■ EXERCISE
Omit all pictures and transcribe only the lines in the entries below that run from the line with "Reproduce this chart with matplotlib." through the line with "ha='center', va='center', fontsize=14.8, color=TXT)".

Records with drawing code

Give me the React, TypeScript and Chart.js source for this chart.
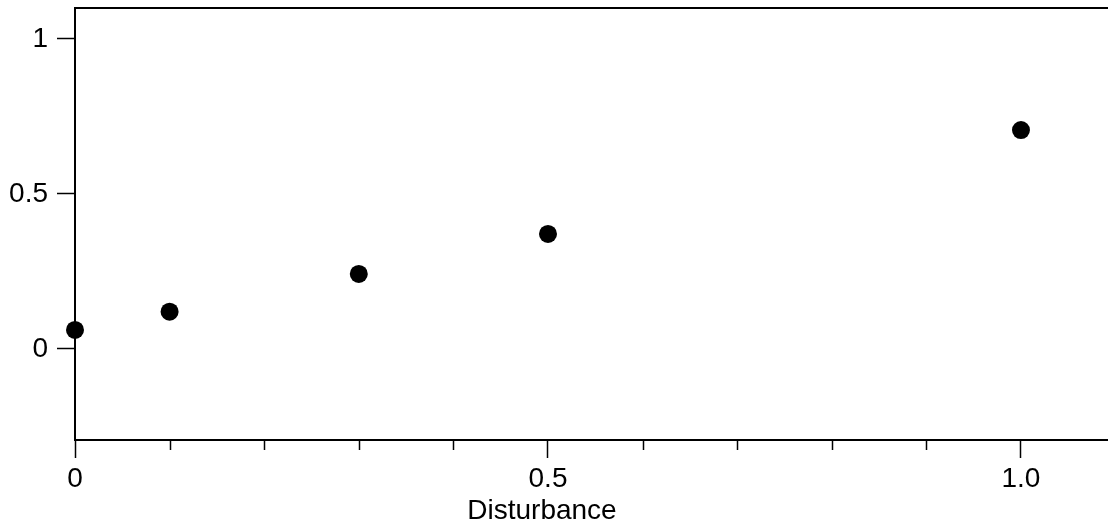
import { useEffect, useRef } from 'react';
import { Chart, registerables } from 'chart.js';

Chart.register(...registerables);

const DISTURBANCE = [0, 0.1, 0.3, 0.5, 1.0];
const RESPONSE = [0.061, 0.12, 0.242, 0.371, 0.706];
const X_TICKS = [0, 0.1, 0.2, 0.3, 0.4, 0.5, 0.6, 0.7, 0.8, 0.9, 1.0];
const X_MAJOR = [0, 0.5, 1.0];
const X_MAJOR_LABELS = ['0', '0.5', '1.0'];
const Y_TICKS = [0, 0.5, 1];
const Y_TICK_LABELS = ['0', '0.5', '1'];
const X_MIN = 0;
const X_MAX = 1.092;
const Y_MIN = -0.294;
const Y_MAX = 1.1;
const X_TITLE = 'Disturbance';

const FONT_FAMILY = '"Liberation Sans", Arial, Helvetica, sans-serif';

const isMajor = (v: number) => X_MAJOR.some((m) => Math.abs(m - v) < 1e-9);

const axisDecor = {
  id: 'axisDecor',
  afterDraw(chart: any) {
    const { ctx, chartArea } = chart;
    const xs = chart.scales.x;
    ctx.save();
    ctx.strokeStyle = '#000';
    ctx.lineWidth = 2;
    ctx.beginPath();
    ctx.moveTo(chartArea.left - 1, chartArea.top);
    ctx.lineTo(chart.width, chartArea.top);
    ctx.stroke();
    ctx.lineWidth = 1.5;
    xs.ticks.forEach((t: any) => {
      if (!isMajor(t.value)) {
        const px = Math.round(xs.getPixelForValue(t.value)) + 0.5;
        ctx.beginPath();
        ctx.moveTo(px, chartArea.bottom);
        ctx.lineTo(px, chartArea.bottom + 10);
        ctx.stroke();
      }
    });
    ctx.fillStyle = '#000';
    ctx.font = `28px ${FONT_FAMILY}`;
    ctx.textAlign = 'center';
    ctx.textBaseline = 'alphabetic';
    const cx =
      (xs.getPixelForValue(X_MAJOR[0]) + xs.getPixelForValue(X_MAJOR[X_MAJOR.length - 1])) / 2 - 6;
    ctx.fillText(X_TITLE, cx, xs.bottom - 5);
    ctx.restore();
  },
};

export default function App() {
  const canvasRef = useRef<HTMLCanvasElement | null>(null);

  useEffect(() => {
    if (!canvasRef.current) return;
    const chart = new Chart(canvasRef.current, {
      type: 'scatter',
      data: {
        datasets: [
          {
            data: DISTURBANCE.map((x, i) => ({ x, y: RESPONSE[i] })),
            backgroundColor: '#000',
            borderColor: '#000',
            pointRadius: 9,
            pointHoverRadius: 9,
            borderWidth: 0,
            clip: false as any,
          },
        ],
      },
      options: {
        animation: false,
        responsive: false,
        devicePixelRatio: 1,
        layout: { autoPadding: false, padding: { top: 8, left: 0, right: 0, bottom: 0 } },
        plugins: {
          legend: { display: false },
          tooltip: { enabled: false },
          title: { display: false },
        },
        scales: {
          x: {
            type: 'linear',
            min: X_MIN,
            max: X_MAX,
            afterBuildTicks: (scale: any) => {
              scale.ticks = X_TICKS.map((v) => ({ value: v }));
            },
            afterFit: (scale: any) => {
              scale.height = 84;
              scale.paddingLeft = 0;
              scale.paddingRight = 0;
            },
            ticks: {
              autoSkip: false,
              maxRotation: 0,
              padding: 4,
              color: '#000',
              font: { family: FONT_FAMILY, size: 28 },
              callback: (value: any) => {
                const idx = X_MAJOR.findIndex((m) => Math.abs(m - Number(value)) < 1e-9);
                return idx >= 0 ? X_MAJOR_LABELS[idx] : '';
              },
            },
            grid: {
              drawOnChartArea: false,
              drawTicks: true,
              tickLength: 18,
              tickWidth: 1.5,
              tickColor: (c: any) => (c.tick && isMajor(c.tick.value) ? '#000' : 'rgba(0,0,0,0)'),
            },
            border: { display: true, color: '#000', width: 2 },
          },
          y: {
            type: 'linear',
            min: Y_MIN,
            max: Y_MAX,
            afterBuildTicks: (scale: any) => {
              scale.ticks = Y_TICKS.map((v) => ({ value: v }));
            },
            afterFit: (scale: any) => {
              scale.width = 75;
              scale.paddingTop = 0;
              scale.paddingBottom = 0;
            },
            ticks: {
              autoSkip: false,
              padding: 9,
              color: '#000',
              font: { family: FONT_FAMILY, size: 28 },
              callback: (value: any) => {
                const idx = Y_TICKS.findIndex((m) => Math.abs(m - Number(value)) < 1e-9);
                return idx >= 0 ? Y_TICK_LABELS[idx] : '';
              },
            },
            grid: {
              drawOnChartArea: false,
              drawTicks: true,
              tickLength: 18,
              tickWidth: 1.5,
              tickColor: '#000',
            },
            border: { display: true, color: '#000', width: 2 },
          },
        },
      },
      plugins: [axisDecor],
    });
    return () => chart.destroy();
  }, []);

  return (
    <div style={{ position: 'fixed', left: 0, top: 0, width: 1108, height: 524, background: '#fff' }}>
      <canvas ref={canvasRef} width={1108} height={524} style={{ display: 'block', width: 1108, height: 524 }} />
    </div>
  );
}
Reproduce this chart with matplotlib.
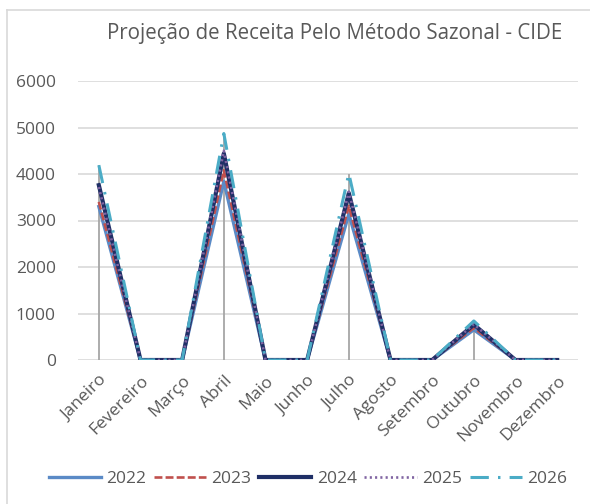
import numpy as np
import matplotlib.pyplot as plt
from matplotlib.lines import Line2D

plt.rcParams['font.family'] = ['Open Sans', 'DejaVu Sans']

# Dados
meses = ['Janeiro', 'Fevereiro', 'Março', 'Abril', 'Maio', 'Junho',
         'Julho', 'Agosto', 'Setembro', 'Outubro', 'Novembro', 'Dezembro']
anos = ['2022', '2023', '2024', '2025', '2026']
receita_2022 = [3300, 0, 0, 3840, 0, 0, 3140, 0, 0, 650, 0, 0]
receita_2023 = [3400, 0, 0, 4080, 0, 0, 3310, 0, 0, 690, 0, 0]
receita_2024 = [3760, 0, 0, 4440, 0, 0, 3590, 0, 0, 760, 0, 0]
receita_2025 = [3720, 0, 0, 4500, 0, 0, 3620, 0, 0, 770, 0, 0]
receita_2026 = [4190, 0, 0, 4870, 0, 0, 4010, 0, 0, 840, 0, 0]

series = [receita_2022, receita_2023, receita_2024, receita_2025, receita_2026]
cores = ['#5A8AC6', '#C0504D', '#1F2F66', '#8064A2', '#4BACC6']
estilos = ['-', (0, (3, 1.2)), '-', (0, (0.8, 1.2)), (0, (6, 3, 0.8, 3))]
larguras = [2.4, 1.9, 3.0, 1.9, 2.2]

TXT = '#595959'

fig = plt.figure(figsize=(5.90, 5.04), dpi=100)
ax = fig.add_axes([78 / 590, 1 - 360 / 504, 500 / 590, (360 - 81) / 504])

x = np.arange(len(meses))

# linhas de projeção (drop lines)
topo = np.max(np.array(series), axis=0)
ax.vlines(x, 0, topo, color='#A6A6A6', lw=1.3, zorder=2)

for ano, vals, c, ls, lw in zip(anos, series, cores, estilos, larguras):
    ax.plot(x, vals, color=c, linestyle=ls, lw=lw, label=ano, zorder=3)

ax.set_xlim(-0.5, len(meses) - 0.5)
ax.set_ylim(0, 6000)
ax.set_yticks(np.arange(0, 6001, 1000))
ax.yaxis.grid(True, color='#D9D9D9', lw=1.2)
ax.set_axisbelow(True)
for s in ax.spines.values():
    s.set_visible(False)
ax.tick_params(length=0, colors=TXT, labelsize=12.5)
ax.tick_params(axis='y', pad=16)
ax.tick_params(axis='x', pad=9)
ax.set_xticks(x)
ax.set_xticklabels(meses, rotation=45, ha='right', va='top', rotation_mode='anchor')

fig.text(335 / 590, 1 - 33 / 504, 'Projeção de Receita Pelo Método Sazonal - CIDE',
         ha='center', va='center', fontsize=14.8, color=TXT)

handles = [Line2D([], [], color=c, linestyle=ls, lw=lw)
           for c, ls, lw in zip(cores, estilos, larguras)]
fig.legend(handles, anos, loc='center', bbox_to_anchor=(308 / 590, 1 - 479 / 504),
           ncol=5, frameon=False, fontsize=12.5, handlelength=3.0,
           handletextpad=0.3, columnspacing=0.45, labelcolor=TXT)

# borda do gráfico
fig.add_artist(Line2D([7 / 590, 7 / 590], [0, 1 - 10 / 504], color='#D9D9D9', lw=1.2,
                      transform=fig.transFigure))
fig.add_artist(Line2D([7 / 590, 1], [1 - 10 / 504, 1 - 10 / 504], color='#D9D9D9', lw=1.2,
                      transform=fig.transFigure))

fig.savefig('out.png', dpi=100)
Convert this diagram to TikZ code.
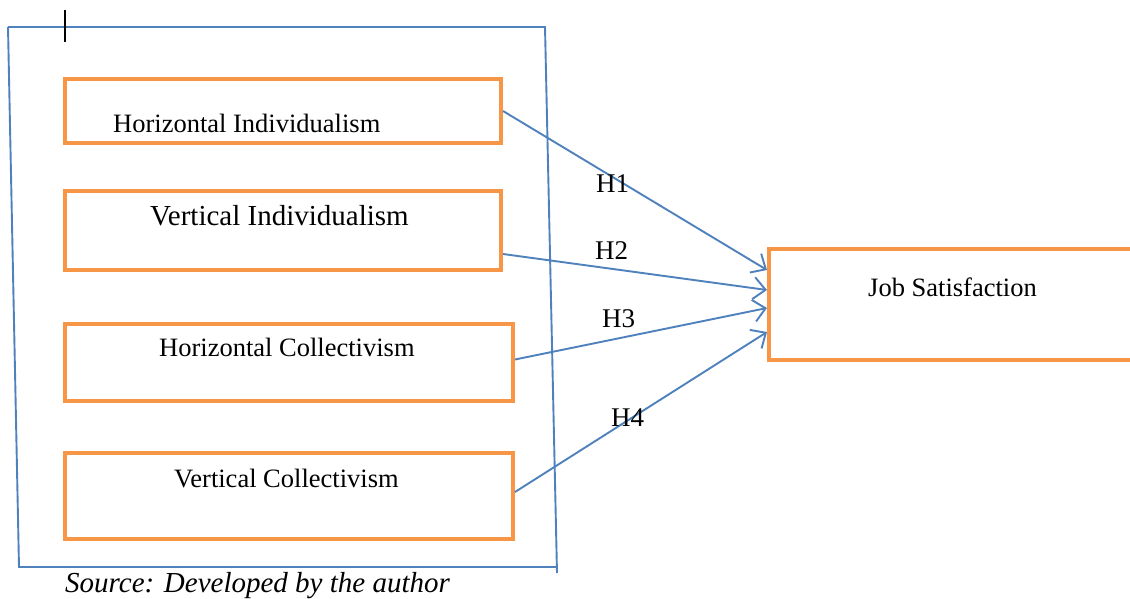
\documentclass[tikz,border=0pt]{standalone}
\usepackage{fontspec}
\setmainfont{Liberation Serif}
\usetikzlibrary{arrows.meta,calc}
\definecolor{boxorange}{HTML}{F79646}
\definecolor{lineblue}{HTML}{4F81BD}
\begin{document}
\begin{tikzpicture}[x=1pt,y=-1pt,
  cbox/.style={draw=boxorange,line width=4pt,inner sep=0pt,anchor=north west},
  lbl/.style={inner sep=0pt,anchor=base west,font=\fontsize{26.5}{30}\selectfont},
  link/.style={draw=lineblue,line width=1.9pt,-{Straight Barb[length=12pt,width=22pt,line width=1.9pt]}},
  hyp/.style={inner sep=0pt,anchor=base west,font=\fontsize{27}{30}\selectfont},
  frame/.style={draw=lineblue,line width=1.9pt}]
\useasboundingbox (0,0) rectangle (1130,599);
\fill[white] (0,0) rectangle (1130,599);
% outer frame
\draw[frame] (8,27) -- (545,27) -- (557,573);
\draw[frame] (8,27) -- (19,567) -- (557,567);
% cursor mark
\draw[black,line width=1.5pt] (65,10) -- (65,42);
% boxes
\node[cbox,minimum width=436pt,minimum height=64pt] (hi) at (63,77) {};
\node[cbox,minimum width=436pt,minimum height=79pt] (vi) at (63,189) {};
\node[cbox,minimum width=448pt,minimum height=77pt] (hc) at (63,322) {};
\node[cbox,minimum width=448pt,minimum height=86pt] (vc) at (63,451) {};
\node[cbox,minimum width=370pt,minimum height=111pt] (js) at (767,247) {};
% texts
\node[lbl] (thi) at (113,133) {Horizontal Individualism};
\node[lbl,font=\fontsize{29}{32}\selectfont] (tvi) at (150,225) {Vertical Individualism};
\node[lbl] (thc) at (159,356) {Horizontal Collectivism};
\node[lbl] (tvc) at (174,487) {Vertical Collectivism};
\node[lbl] (tjs) at (868,296) {Job Satisfaction};
\node[lbl,font=\itshape\fontsize{29}{32}\selectfont] (src) at (65,592) {Source: Developed by the author};
% connectors
\draw[link] (hi.east) -- ($(js.north west)+(0,23)$);
\draw[link] ($(vi.south east)+(0,-18)$) -- ($(js.north west)+(0,43)$);
\draw[link] ($(hc.east)+(0,-3)$) -- ($(js.north west)+(0,61)$);
\draw[link] ($(vc.east)+(0,-4)$) -- ($(js.north west)+(0,85)$);
% hypothesis labels
\node[hyp] (h1) at (596,193) {H1};
\node[hyp] (h2) at (595,259) {H2};
\node[hyp] (h3) at (602,327) {H3};
\node[hyp] (h4) at (611,426) {H4};
\end{tikzpicture}
\end{document}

■ WRITTEN SOLUTION
Reproduce this chart with matplotlib.
import numpy as np
import matplotlib.pyplot as plt
from matplotlib.lines import Line2D

plt.rcParams['font.family'] = ['Open Sans', 'DejaVu Sans']

# Dados
meses = ['Janeiro', 'Fevereiro', 'Março', 'Abril', 'Maio', 'Junho',
         'Julho', 'Agosto', 'Setembro', 'Outubro', 'Novembro', 'Dezembro']
anos = ['2022', '2023', '2024', '2025', '2026']
receita_2022 = [3300, 0, 0, 3840, 0, 0, 3140, 0, 0, 650, 0, 0]
receita_2023 = [3400, 0, 0, 4080, 0, 0, 3310, 0, 0, 690, 0, 0]
receita_2024 = [3760, 0, 0, 4440, 0, 0, 3590, 0, 0, 760, 0, 0]
receita_2025 = [3720, 0, 0, 4500, 0, 0, 3620, 0, 0, 770, 0, 0]
receita_2026 = [4190, 0, 0, 4870, 0, 0, 4010, 0, 0, 840, 0, 0]

series = [receita_2022, receita_2023, receita_2024, receita_2025, receita_2026]
cores = ['#5A8AC6', '#C0504D', '#1F2F66', '#8064A2', '#4BACC6']
estilos = ['-', (0, (3, 1.2)), '-', (0, (0.8, 1.2)), (0, (6, 3, 0.8, 3))]
larguras = [2.4, 1.9, 3.0, 1.9, 2.2]

TXT = '#595959'

fig = plt.figure(figsize=(5.90, 5.04), dpi=100)
ax = fig.add_axes([78 / 590, 1 - 360 / 504, 500 / 590, (360 - 81) / 504])

x = np.arange(len(meses))

# linhas de projeção (drop lines)
topo = np.max(np.array(series), axis=0)
ax.vlines(x, 0, topo, color='#A6A6A6', lw=1.3, zorder=2)

for ano, vals, c, ls, lw in zip(anos, series, cores, estilos, larguras):
    ax.plot(x, vals, color=c, linestyle=ls, lw=lw, label=ano, zorder=3)

ax.set_xlim(-0.5, len(meses) - 0.5)
ax.set_ylim(0, 6000)
ax.set_yticks(np.arange(0, 6001, 1000))
ax.yaxis.grid(True, color='#D9D9D9', lw=1.2)
ax.set_axisbelow(True)
for s in ax.spines.values():
    s.set_visible(False)
ax.tick_params(length=0, colors=TXT, labelsize=12.5)
ax.tick_params(axis='y', pad=16)
ax.tick_params(axis='x', pad=9)
ax.set_xticks(x)
ax.set_xticklabels(meses, rotation=45, ha='right', va='top', rotation_mode='anchor')

fig.text(335 / 590, 1 - 33 / 504, 'Projeção de Receita Pelo Método Sazonal - CIDE',
         ha='center', va='center', fontsize=14.8, color=TXT)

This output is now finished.